The build step creates a build subfolder that contains a shell script to launch the CCTBX environment. Its now a good idea to create a single startup script to launch CCTBX+CUDA environment at startup:

# example startup script:

export PATH=/usr/local/cuda-12.1/bin:$PATH
export CUDA_HOME=/usr/local/cuda-12.1
export LD_LIBRARY_PATH=/usr/local/cuda-12.1/lib64
source ~/xtal_reso/build/setpaths.sh

Lastly, install pytorch, a few useful tools like ipython, and lastly resonet:

# after sourcing setpaths.sh, libtbx.python will be in path
libtbx.python -m pip install torch torchvision torchmetrics jupyter ipython
libtbx.refresh

# Note, migration to PyPi is in progress, however for now one will need to build manually
# libtbx.python -m pip install resonet

git clone --recurse-submodules https://github.com/ssrl-px/resonet.git
cd resonet
libtbx.python -m build
libtbx.python -m pip install dist/resonet-0.1.tar.gz
libtbx.python patch_shebangs.py  # only necessary is using CCTBX build for simulation functionality

Synthesize training data

With the above environment, you should now download the simulation meta data (2.3 GB):

wget https://smb.slac.stanford.edu/~resonet/for_tutorial.tar.gz
tar -xzvf for_tutorial.tar.gz

and then specify its location using the environment variable RESONET_SIMDATA:

export RESONET_SIMDATA=/path/to/for_tutorial/diffraction_ai_sims_data/

Now, simulations can be run using:

resonet-simulate test_shots  --nshot 10 --pdbName $RESONET_SIMDATA/pdbs/3nxs

Note, if MPI is installed the above script can be invoked with mpirun (or srun if using SLURM):

mpirun -n 6 resonet-simulate test_shots --nshots 10000 --pdbName $RESONET_SIMDATA/pdbs/3nxs

The above mpirun command took 8.03 hours using an Nvidia A100 and an Intel(R) Xeon(R) Gold 6126. In the future, this runtime will be decreased significantly after the background routines are ported to GPU. In parallel mode, each MPI-rank will write a unique output file, and these can be combined using the merge_h5s.py script:

resonet-mergefiles test_shots test_shots/master.h5

This creates a master.h5 which can be passed directly to the training script.

Train the model

The script net.py has a lot of functionality, but is still under heavy development. Use it as follows:

resonet-train  100 test_shots/master.h5  test_opt --labelSel one_over_reso --useGeom  --testRange 0 1000 --trainRange 1000 10000 --bs 64 --lr 0.01

The first argument is the number of training epochs. The second argument is the input, and the third argument is the output folder where results and a log file will be written. Note, the first epoch is usually slower than the subsequent epochs.

Check the results

One can plot the training progress:

resonet-plotloss test_opt/train.log

Inference

Let's assume a model has been trained, and it is time to test its predictions for some images.

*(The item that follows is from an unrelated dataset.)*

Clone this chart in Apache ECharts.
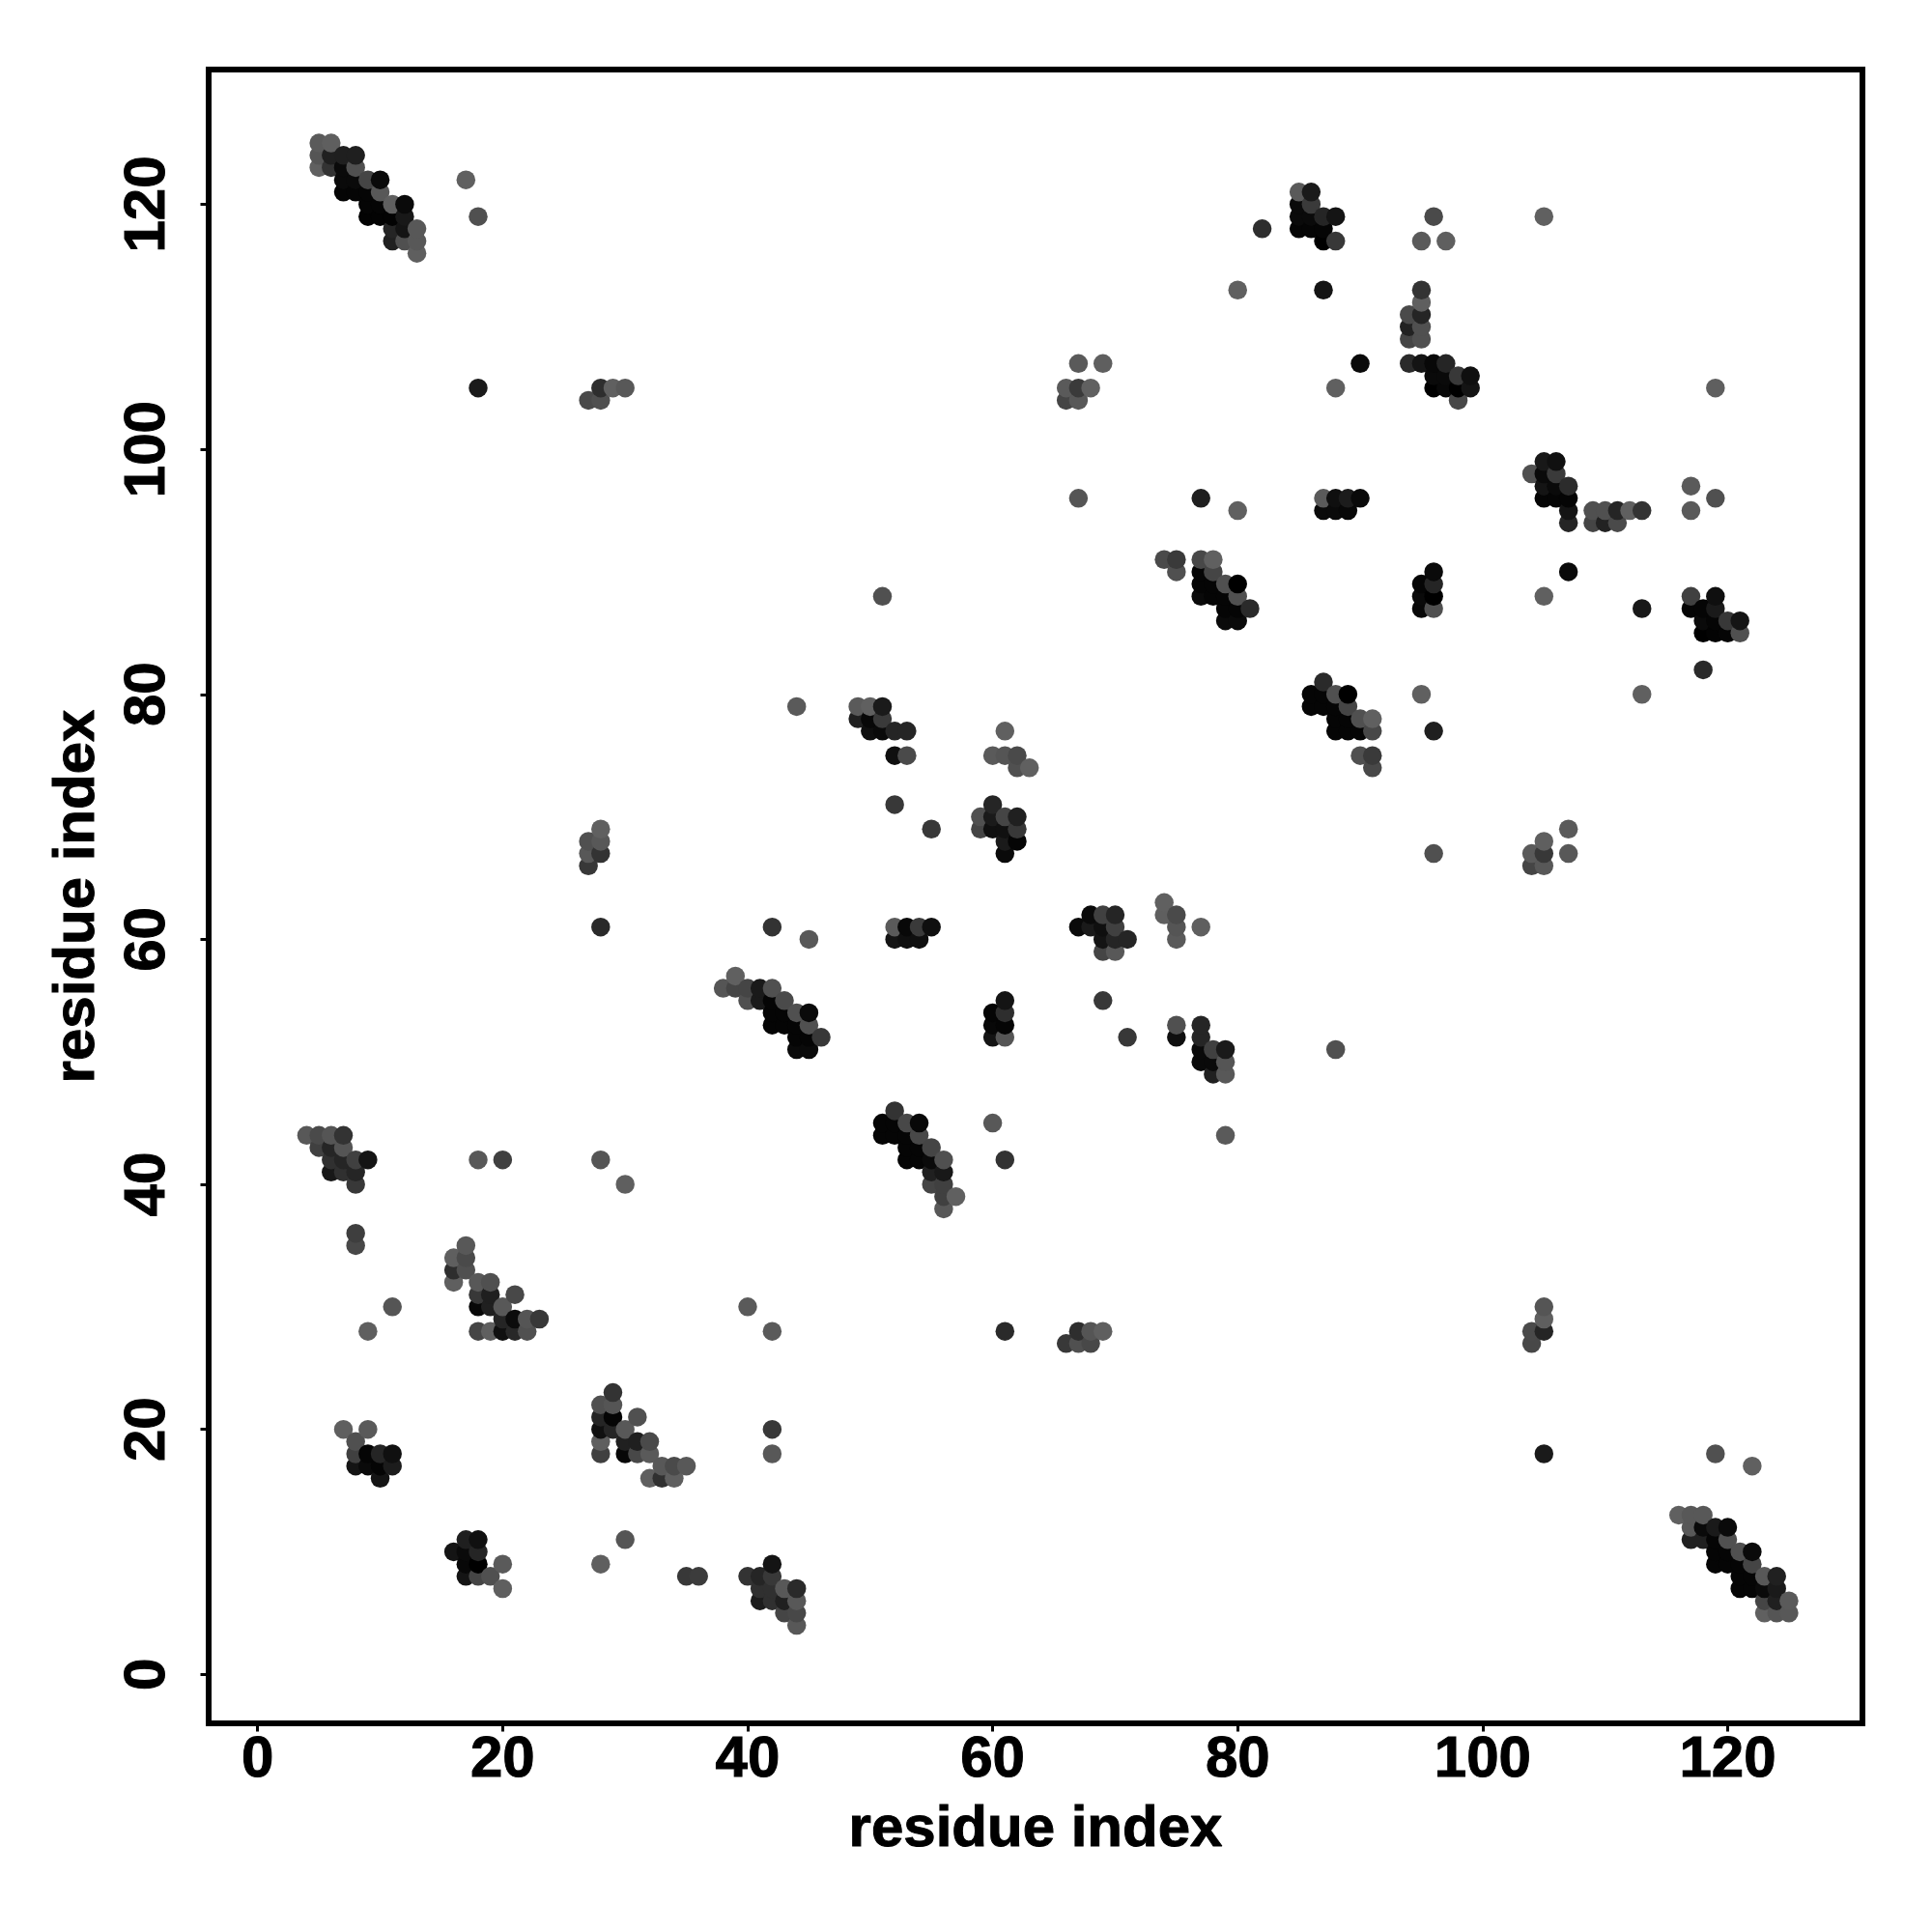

There are two simple scripts (resonet-imgeater, resonet-imgfeeder) supplied in the repository for testing models. These scripts use Pyro4 and MPI to for inter process communication. By exploring those scripts, one can hopefully design even more robust resonet frameworks.

First, one should launch resonet-imgeater. The eater can be launched as a single process, or with mpirun as multiple processes:

libtbx.python -m Pyro4.naming &
mpirun -n 8 resonet-imgeater /path/to/nety_ep100.nn res50 --gpu &

Note, both of the above jobs were launched in the background. Now, the eater process will remain active, while we use resonet-imgfeeder to send it images, in this case as python glob strings:

resonet-imgfeeder "/path/to/some/images/*cbf" 8

where the second argument simply specifies the number of processes launched with resonet-imgeater. The eater will then write the inference results to STDOUT. Note, all images in the GLOB will be processed!